- [GOAL]:
All records below must be retyped exactly.

- [Rows from a dataset]:
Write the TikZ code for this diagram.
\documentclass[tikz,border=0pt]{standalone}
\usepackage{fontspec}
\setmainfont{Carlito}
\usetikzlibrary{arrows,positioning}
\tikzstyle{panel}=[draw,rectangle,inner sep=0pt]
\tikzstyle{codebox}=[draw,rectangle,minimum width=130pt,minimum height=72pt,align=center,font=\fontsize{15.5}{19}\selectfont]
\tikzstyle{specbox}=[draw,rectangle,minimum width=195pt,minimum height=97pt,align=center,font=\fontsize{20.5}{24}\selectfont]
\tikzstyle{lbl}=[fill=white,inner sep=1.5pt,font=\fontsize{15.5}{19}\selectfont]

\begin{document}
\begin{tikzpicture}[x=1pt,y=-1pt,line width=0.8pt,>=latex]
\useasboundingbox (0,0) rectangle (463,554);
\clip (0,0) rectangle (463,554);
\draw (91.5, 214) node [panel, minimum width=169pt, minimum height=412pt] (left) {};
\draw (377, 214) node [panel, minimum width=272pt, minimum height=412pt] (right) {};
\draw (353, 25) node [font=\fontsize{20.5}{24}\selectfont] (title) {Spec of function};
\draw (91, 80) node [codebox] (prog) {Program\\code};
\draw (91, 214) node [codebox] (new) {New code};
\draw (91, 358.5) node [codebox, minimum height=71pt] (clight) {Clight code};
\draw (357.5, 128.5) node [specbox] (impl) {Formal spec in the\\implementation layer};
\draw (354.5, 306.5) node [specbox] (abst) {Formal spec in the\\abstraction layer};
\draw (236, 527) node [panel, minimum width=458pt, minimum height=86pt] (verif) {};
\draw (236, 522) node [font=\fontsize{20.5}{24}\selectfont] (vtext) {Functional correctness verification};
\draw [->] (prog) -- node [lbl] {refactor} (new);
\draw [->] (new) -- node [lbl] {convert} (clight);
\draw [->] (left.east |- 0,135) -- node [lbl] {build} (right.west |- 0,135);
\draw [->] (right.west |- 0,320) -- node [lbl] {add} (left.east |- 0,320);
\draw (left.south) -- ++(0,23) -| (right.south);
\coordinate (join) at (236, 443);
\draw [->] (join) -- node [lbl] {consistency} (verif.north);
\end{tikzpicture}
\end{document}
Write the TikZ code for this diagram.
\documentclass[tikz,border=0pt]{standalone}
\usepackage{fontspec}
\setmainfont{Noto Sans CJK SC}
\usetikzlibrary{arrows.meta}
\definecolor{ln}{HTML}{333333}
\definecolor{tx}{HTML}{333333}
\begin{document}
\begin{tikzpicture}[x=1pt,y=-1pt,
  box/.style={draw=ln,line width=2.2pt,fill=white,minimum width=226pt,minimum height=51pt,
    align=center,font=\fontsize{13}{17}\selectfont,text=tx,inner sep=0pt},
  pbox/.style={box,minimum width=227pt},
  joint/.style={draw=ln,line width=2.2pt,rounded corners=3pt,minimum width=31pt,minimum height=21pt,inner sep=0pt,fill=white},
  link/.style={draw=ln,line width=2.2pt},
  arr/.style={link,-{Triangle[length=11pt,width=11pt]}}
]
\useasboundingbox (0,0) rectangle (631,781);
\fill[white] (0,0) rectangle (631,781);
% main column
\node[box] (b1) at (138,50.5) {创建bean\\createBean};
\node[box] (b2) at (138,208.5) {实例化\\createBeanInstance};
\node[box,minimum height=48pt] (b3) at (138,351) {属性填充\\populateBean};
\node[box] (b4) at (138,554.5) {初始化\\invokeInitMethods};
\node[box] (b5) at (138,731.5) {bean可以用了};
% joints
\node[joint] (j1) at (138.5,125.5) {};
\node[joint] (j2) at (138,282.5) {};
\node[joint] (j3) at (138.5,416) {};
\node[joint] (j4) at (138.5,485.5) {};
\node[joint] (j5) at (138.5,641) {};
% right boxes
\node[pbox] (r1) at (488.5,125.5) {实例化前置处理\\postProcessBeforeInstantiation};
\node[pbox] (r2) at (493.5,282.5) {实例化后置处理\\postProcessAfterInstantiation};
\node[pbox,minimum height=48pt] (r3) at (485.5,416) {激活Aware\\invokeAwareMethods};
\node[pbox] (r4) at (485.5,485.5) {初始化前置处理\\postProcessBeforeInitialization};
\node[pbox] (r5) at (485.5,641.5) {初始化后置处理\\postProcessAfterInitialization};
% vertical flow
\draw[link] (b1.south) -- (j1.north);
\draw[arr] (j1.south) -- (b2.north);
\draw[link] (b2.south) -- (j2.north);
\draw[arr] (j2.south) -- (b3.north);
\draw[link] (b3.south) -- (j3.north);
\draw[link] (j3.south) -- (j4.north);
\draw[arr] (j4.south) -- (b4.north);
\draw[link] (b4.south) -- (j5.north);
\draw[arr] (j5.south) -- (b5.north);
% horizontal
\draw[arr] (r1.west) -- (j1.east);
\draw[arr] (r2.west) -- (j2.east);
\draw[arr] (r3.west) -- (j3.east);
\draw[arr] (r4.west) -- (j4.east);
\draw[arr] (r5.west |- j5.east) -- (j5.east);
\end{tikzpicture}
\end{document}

- [RESPONSE TO THIS EXERCISE]:
Write the TikZ code for this diagram.
\documentclass[tikz,border=0pt]{standalone}
\usepackage{fontspec}
\setmainfont{Carlito}
\usetikzlibrary{arrows,positioning}
\tikzstyle{panel}=[draw,rectangle,inner sep=0pt]
\tikzstyle{codebox}=[draw,rectangle,minimum width=130pt,minimum height=72pt,align=center,font=\fontsize{15.5}{19}\selectfont]
\tikzstyle{specbox}=[draw,rectangle,minimum width=195pt,minimum height=97pt,align=center,font=\fontsize{20.5}{24}\selectfont]
\tikzstyle{lbl}=[fill=white,inner sep=1.5pt,font=\fontsize{15.5}{19}\selectfont]

\begin{document}
\begin{tikzpicture}[x=1pt,y=-1pt,line width=0.8pt,>=latex]
\useasboundingbox (0,0) rectangle (463,554);
\clip (0,0) rectangle (463,554);
\draw (91.5, 214) node [panel, minimum width=169pt, minimum height=412pt] (left) {};
\draw (377, 214) node [panel, minimum width=272pt, minimum height=412pt] (right) {};
\draw (353, 25) node [font=\fontsize{20.5}{24}\selectfont] (title) {Spec of function};
\draw (91, 80) node [codebox] (prog) {Program\\code};
\draw (91, 214) node [codebox] (new) {New code};
\draw (91, 358.5) node [codebox, minimum height=71pt] (clight) {Clight code};
\draw (357.5, 128.5) node [specbox] (impl) {Formal spec in the\\implementation layer};
\draw (354.5, 306.5) node [specbox] (abst) {Formal spec in the\\abstraction layer};
\draw (236, 527) node [panel, minimum width=458pt, minimum height=86pt] (verif) {};
\draw (236, 522) node [font=\fontsize{20.5}{24}\selectfont] (vtext) {Functional correctness verification};
\draw [->] (prog) -- node [lbl] {refactor} (new);
\draw [->] (new) -- node [lbl] {convert} (clight);
\draw [->] (left.east |- 0,135) -- node [lbl] {build} (right.west |- 0,135);
\draw [->] (right.west |- 0,320) -- node [lbl] {add} (left.east |- 0,320);
\draw (left.south) -- ++(0,23) -| (right.south);
\coordinate (join) at (236, 443);
\draw [->] (join) -- node [lbl] {consistency} (verif.north);
\end{tikzpicture}
\end{document}
Write the TikZ code for this diagram.
\documentclass[tikz,border=0pt]{standalone}
\usepackage{fontspec}
\setmainfont{Noto Sans CJK SC}
\usetikzlibrary{arrows.meta}
\definecolor{ln}{HTML}{333333}
\definecolor{tx}{HTML}{333333}
\begin{document}
\begin{tikzpicture}[x=1pt,y=-1pt,
  box/.style={draw=ln,line width=2.2pt,fill=white,minimum width=226pt,minimum height=51pt,
    align=center,font=\fontsize{13}{17}\selectfont,text=tx,inner sep=0pt},
  pbox/.style={box,minimum width=227pt},
  joint/.style={draw=ln,line width=2.2pt,rounded corners=3pt,minimum width=31pt,minimum height=21pt,inner sep=0pt,fill=white},
  link/.style={draw=ln,line width=2.2pt},
  arr/.style={link,-{Triangle[length=11pt,width=11pt]}}
]
\useasboundingbox (0,0) rectangle (631,781);
\fill[white] (0,0) rectangle (631,781);
% main column
\node[box] (b1) at (138,50.5) {创建bean\\createBean};
\node[box] (b2) at (138,208.5) {实例化\\createBeanInstance};
\node[box,minimum height=48pt] (b3) at (138,351) {属性填充\\populateBean};
\node[box] (b4) at (138,554.5) {初始化\\invokeInitMethods};
\node[box] (b5) at (138,731.5) {bean可以用了};
% joints
\node[joint] (j1) at (138.5,125.5) {};
\node[joint] (j2) at (138,282.5) {};
\node[joint] (j3) at (138.5,416) {};
\node[joint] (j4) at (138.5,485.5) {};
\node[joint] (j5) at (138.5,641) {};
% right boxes
\node[pbox] (r1) at (488.5,125.5) {实例化前置处理\\postProcessBeforeInstantiation};
\node[pbox] (r2) at (493.5,282.5) {实例化后置处理\\postProcessAfterInstantiation};
\node[pbox,minimum height=48pt] (r3) at (485.5,416) {激活Aware\\invokeAwareMethods};
\node[pbox] (r4) at (485.5,485.5) {初始化前置处理\\postProcessBeforeInitialization};
\node[pbox] (r5) at (485.5,641.5) {初始化后置处理\\postProcessAfterInitialization};
% vertical flow
\draw[link] (b1.south) -- (j1.north);
\draw[arr] (j1.south) -- (b2.north);
\draw[link] (b2.south) -- (j2.north);
\draw[arr] (j2.south) -- (b3.north);
\draw[link] (b3.south) -- (j3.north);
\draw[link] (j3.south) -- (j4.north);
\draw[arr] (j4.south) -- (b4.north);
\draw[link] (b4.south) -- (j5.north);
\draw[arr] (j5.south) -- (b5.north);
% horizontal
\draw[arr] (r1.west) -- (j1.east);
\draw[arr] (r2.west) -- (j2.east);
\draw[arr] (r3.west) -- (j3.east);
\draw[arr] (r4.west) -- (j4.east);
\draw[arr] (r5.west |- j5.east) -- (j5.east);
\end{tikzpicture}
\end{document}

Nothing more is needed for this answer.